British Air Force assists Ramstein mission

When the primary deployment location for the 37th Airlift Squadron night-vision goggle training fell through recently, allies at Royal Air Force Lyneham, United Kingdom, stepped up to accommodate the needs of the hard-charging “Herk” drivers.
In an unprecedented show of hospitality and airlift camaraderie, the RAF offered its own C-130 facilities, airspace and ground support to the 37th AS with just 11 days notice.
The 86th Contingency Response Group deployed with the 37th AS to train both CRG personnel and aircrew members on NVG engine-running on-load and off-load operations, a key facet of the C-130 mission in austere and combat environments.
The aircrew had the added experience of having RAF aircrew on their aircraft for an uncommon cross-talk experience, learning how the Brits fly their Herks in a tactical environment.
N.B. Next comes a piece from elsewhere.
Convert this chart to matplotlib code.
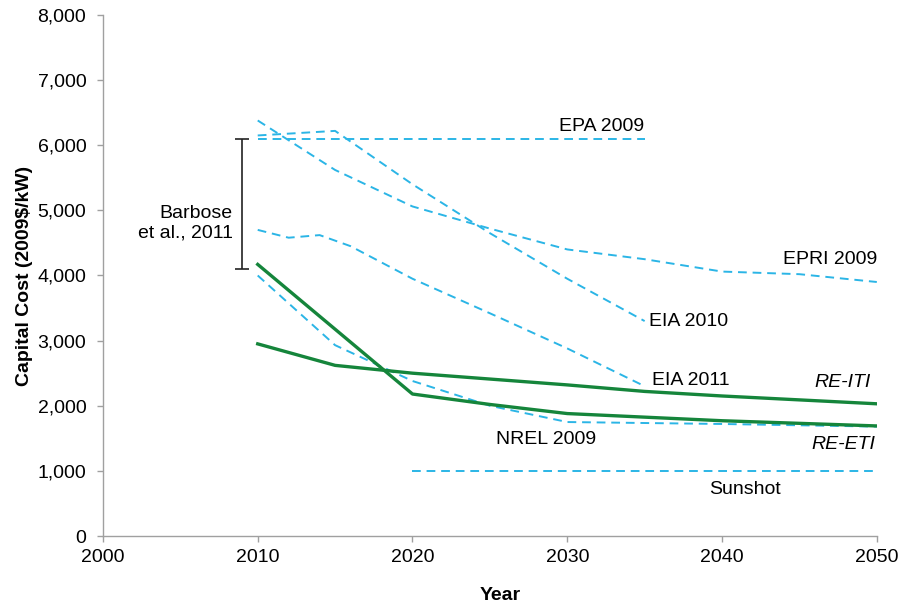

The cross-talk culminated in an eight-ship inter-fly consisting of three U.S. Air Force C-130Es, two Royal Air Force, C-130Ks and three Royal Air Force C-130Js aircraft. The flight included a high-altitude crossing to the North Sea followed by a low-level route flown between 300 and 500 feet above ground level, transiting through the U.K. to a drop zone on an abandoned airfield.
“This is quite possibly the first inter-fly in the world consisting of these three models of the C-130, from the venerable E-model to the brand new J-model,” said Maj. Paul Howard, 37th AS, mission commander for the . The success of this inter-fly typifies the strength and cooperation of the U.S./U.K. relationship. It doesn’t get much better than this.”
RAF Lyneham is a modern facility situated an hours’ train ride outside London and home to the RAF’s Hercules operations.
“A training deployment like this requires considerable host-nation interfacing and coordination and usually takes up to at least six weeks time to finalize,” said Capt. Jeff Menasco, 37th AS, deployed commander. “So, being able to turn on something this big in such a short amount of time is an outstanding testament to the strength of our relationship with the RAF and the British people. Without their cooperation, this wouldn’t have happened.”
Even with the support of the RAF, the Ramstein team still faced the challenge of moving four aircraft, a 100 members and associated support equipment from five different squadrons to an unfamiliar location.
To accomplish this task, the 37th AS teamed up with the 86th Air Maintenance Squadron, responsible for keeping Ramstein’s 40-plus year old C-130E fleet in the air. Despite the age of the fleet and the difficulty of maintaining aircraft away from home station, the 86th AMXS accomplished an incredible sortie rate; 76 of 77 planned sorties flew in the first two weeks with 95 percent of planned training completed.
“This is the equivalent of winning the Tour de France seven times in a row, it’s the best mission capable rate I’ve ever seen” said Captain Menasco. “Our maintenance team worked 12-hour shifts six days a week making the impossible a reality.”